- **What you should do**:
Print all of the lines exactly. Any picture among them stays out.

— start —

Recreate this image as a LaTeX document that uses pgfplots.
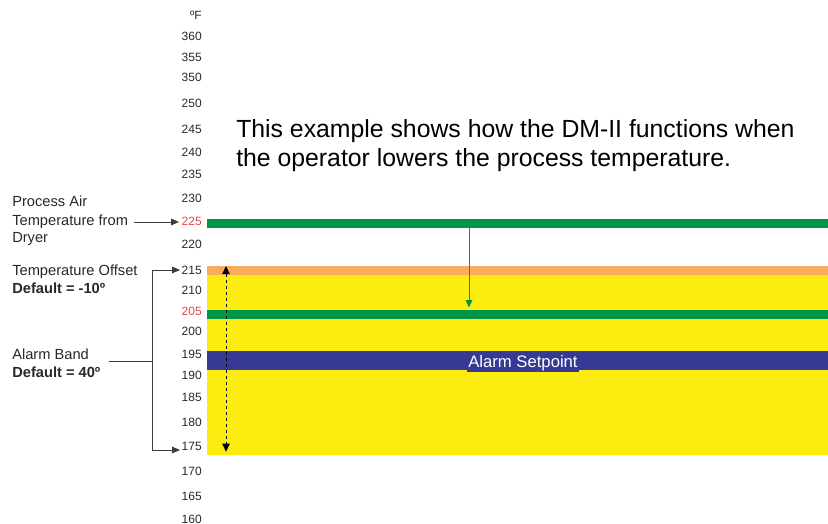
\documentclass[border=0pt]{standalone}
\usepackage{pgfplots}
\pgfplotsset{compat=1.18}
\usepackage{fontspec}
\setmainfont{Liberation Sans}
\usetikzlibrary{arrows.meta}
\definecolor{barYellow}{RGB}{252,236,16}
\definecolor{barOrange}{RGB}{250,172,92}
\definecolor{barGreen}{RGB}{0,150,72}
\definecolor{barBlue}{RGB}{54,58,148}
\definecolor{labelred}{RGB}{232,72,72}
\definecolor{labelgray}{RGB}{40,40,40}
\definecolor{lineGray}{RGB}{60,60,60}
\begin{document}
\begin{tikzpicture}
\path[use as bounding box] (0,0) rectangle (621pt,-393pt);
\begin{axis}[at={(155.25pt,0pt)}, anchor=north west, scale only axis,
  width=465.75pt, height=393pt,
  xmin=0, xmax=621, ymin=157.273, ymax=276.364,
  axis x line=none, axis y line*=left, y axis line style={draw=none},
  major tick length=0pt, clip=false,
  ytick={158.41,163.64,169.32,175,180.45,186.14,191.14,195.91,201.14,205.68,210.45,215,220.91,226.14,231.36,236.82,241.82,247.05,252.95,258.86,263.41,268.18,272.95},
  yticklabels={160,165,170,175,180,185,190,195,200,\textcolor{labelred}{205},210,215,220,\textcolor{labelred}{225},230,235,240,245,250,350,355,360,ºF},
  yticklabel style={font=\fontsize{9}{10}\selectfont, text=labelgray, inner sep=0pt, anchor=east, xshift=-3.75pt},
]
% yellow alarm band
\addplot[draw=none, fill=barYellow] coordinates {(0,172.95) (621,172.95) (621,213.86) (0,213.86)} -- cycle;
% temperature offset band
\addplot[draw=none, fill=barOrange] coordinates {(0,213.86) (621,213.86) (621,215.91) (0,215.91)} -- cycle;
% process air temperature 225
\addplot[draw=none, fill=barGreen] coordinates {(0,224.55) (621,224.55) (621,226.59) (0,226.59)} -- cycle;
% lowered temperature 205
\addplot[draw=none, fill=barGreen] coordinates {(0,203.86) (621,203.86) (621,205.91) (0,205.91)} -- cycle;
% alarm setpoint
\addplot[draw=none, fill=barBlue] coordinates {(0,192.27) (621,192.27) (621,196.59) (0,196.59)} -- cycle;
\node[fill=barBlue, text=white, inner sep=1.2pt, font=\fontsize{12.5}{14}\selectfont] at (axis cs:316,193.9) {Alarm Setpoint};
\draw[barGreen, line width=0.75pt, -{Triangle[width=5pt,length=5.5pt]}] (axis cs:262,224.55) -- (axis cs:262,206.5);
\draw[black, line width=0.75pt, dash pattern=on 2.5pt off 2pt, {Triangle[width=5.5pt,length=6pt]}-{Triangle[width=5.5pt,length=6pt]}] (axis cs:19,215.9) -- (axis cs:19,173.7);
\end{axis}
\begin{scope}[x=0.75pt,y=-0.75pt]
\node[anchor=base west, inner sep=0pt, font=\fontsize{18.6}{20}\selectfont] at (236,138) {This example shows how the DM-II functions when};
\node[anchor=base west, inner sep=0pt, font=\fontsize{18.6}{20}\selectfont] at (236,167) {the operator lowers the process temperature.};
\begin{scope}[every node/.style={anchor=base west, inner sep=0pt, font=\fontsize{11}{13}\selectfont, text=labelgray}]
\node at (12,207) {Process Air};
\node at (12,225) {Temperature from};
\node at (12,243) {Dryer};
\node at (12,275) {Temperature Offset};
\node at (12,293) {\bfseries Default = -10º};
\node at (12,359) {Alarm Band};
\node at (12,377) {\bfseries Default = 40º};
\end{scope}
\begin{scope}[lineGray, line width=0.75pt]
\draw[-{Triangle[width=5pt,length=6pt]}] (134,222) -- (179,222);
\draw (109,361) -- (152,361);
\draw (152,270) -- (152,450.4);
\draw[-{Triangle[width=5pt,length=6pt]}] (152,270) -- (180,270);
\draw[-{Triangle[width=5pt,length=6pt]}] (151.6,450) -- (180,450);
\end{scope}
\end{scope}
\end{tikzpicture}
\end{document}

— end —

- **Full output**:
Recreate this image as a LaTeX document that uses pgfplots.
\documentclass[border=0pt]{standalone}
\usepackage{pgfplots}
\pgfplotsset{compat=1.18}
\usepackage{fontspec}
\setmainfont{Liberation Sans}
\usetikzlibrary{arrows.meta}
\definecolor{barYellow}{RGB}{252,236,16}
\definecolor{barOrange}{RGB}{250,172,92}
\definecolor{barGreen}{RGB}{0,150,72}
\definecolor{barBlue}{RGB}{54,58,148}
\definecolor{labelred}{RGB}{232,72,72}
\definecolor{labelgray}{RGB}{40,40,40}
\definecolor{lineGray}{RGB}{60,60,60}
\begin{document}
\begin{tikzpicture}
\path[use as bounding box] (0,0) rectangle (621pt,-393pt);
\begin{axis}[at={(155.25pt,0pt)}, anchor=north west, scale only axis,
  width=465.75pt, height=393pt,
  xmin=0, xmax=621, ymin=157.273, ymax=276.364,
  axis x line=none, axis y line*=left, y axis line style={draw=none},
  major tick length=0pt, clip=false,
  ytick={158.41,163.64,169.32,175,180.45,186.14,191.14,195.91,201.14,205.68,210.45,215,220.91,226.14,231.36,236.82,241.82,247.05,252.95,258.86,263.41,268.18,272.95},
  yticklabels={160,165,170,175,180,185,190,195,200,\textcolor{labelred}{205},210,215,220,\textcolor{labelred}{225},230,235,240,245,250,350,355,360,ºF},
  yticklabel style={font=\fontsize{9}{10}\selectfont, text=labelgray, inner sep=0pt, anchor=east, xshift=-3.75pt},
]
% yellow alarm band
\addplot[draw=none, fill=barYellow] coordinates {(0,172.95) (621,172.95) (621,213.86) (0,213.86)} -- cycle;
% temperature offset band
\addplot[draw=none, fill=barOrange] coordinates {(0,213.86) (621,213.86) (621,215.91) (0,215.91)} -- cycle;
% process air temperature 225
\addplot[draw=none, fill=barGreen] coordinates {(0,224.55) (621,224.55) (621,226.59) (0,226.59)} -- cycle;
% lowered temperature 205
\addplot[draw=none, fill=barGreen] coordinates {(0,203.86) (621,203.86) (621,205.91) (0,205.91)} -- cycle;
% alarm setpoint
\addplot[draw=none, fill=barBlue] coordinates {(0,192.27) (621,192.27) (621,196.59) (0,196.59)} -- cycle;
\node[fill=barBlue, text=white, inner sep=1.2pt, font=\fontsize{12.5}{14}\selectfont] at (axis cs:316,193.9) {Alarm Setpoint};
\draw[barGreen, line width=0.75pt, -{Triangle[width=5pt,length=5.5pt]}] (axis cs:262,224.55) -- (axis cs:262,206.5);
\draw[black, line width=0.75pt, dash pattern=on 2.5pt off 2pt, {Triangle[width=5.5pt,length=6pt]}-{Triangle[width=5.5pt,length=6pt]}] (axis cs:19,215.9) -- (axis cs:19,173.7);
\end{axis}
\begin{scope}[x=0.75pt,y=-0.75pt]
\node[anchor=base west, inner sep=0pt, font=\fontsize{18.6}{20}\selectfont] at (236,138) {This example shows how the DM-II functions when};
\node[anchor=base west, inner sep=0pt, font=\fontsize{18.6}{20}\selectfont] at (236,167) {the operator lowers the process temperature.};
\begin{scope}[every node/.style={anchor=base west, inner sep=0pt, font=\fontsize{11}{13}\selectfont, text=labelgray}]
\node at (12,207) {Process Air};
\node at (12,225) {Temperature from};
\node at (12,243) {Dryer};
\node at (12,275) {Temperature Offset};
\node at (12,293) {\bfseries Default = -10º};
\node at (12,359) {Alarm Band};
\node at (12,377) {\bfseries Default = 40º};
\end{scope}
\begin{scope}[lineGray, line width=0.75pt]
\draw[-{Triangle[width=5pt,length=6pt]}] (134,222) -- (179,222);
\draw (109,361) -- (152,361);
\draw (152,270) -- (152,450.4);
\draw[-{Triangle[width=5pt,length=6pt]}] (152,270) -- (180,270);
\draw[-{Triangle[width=5pt,length=6pt]}] (151.6,450) -- (180,450);
\end{scope}
\end{scope}
\end{tikzpicture}
\end{document}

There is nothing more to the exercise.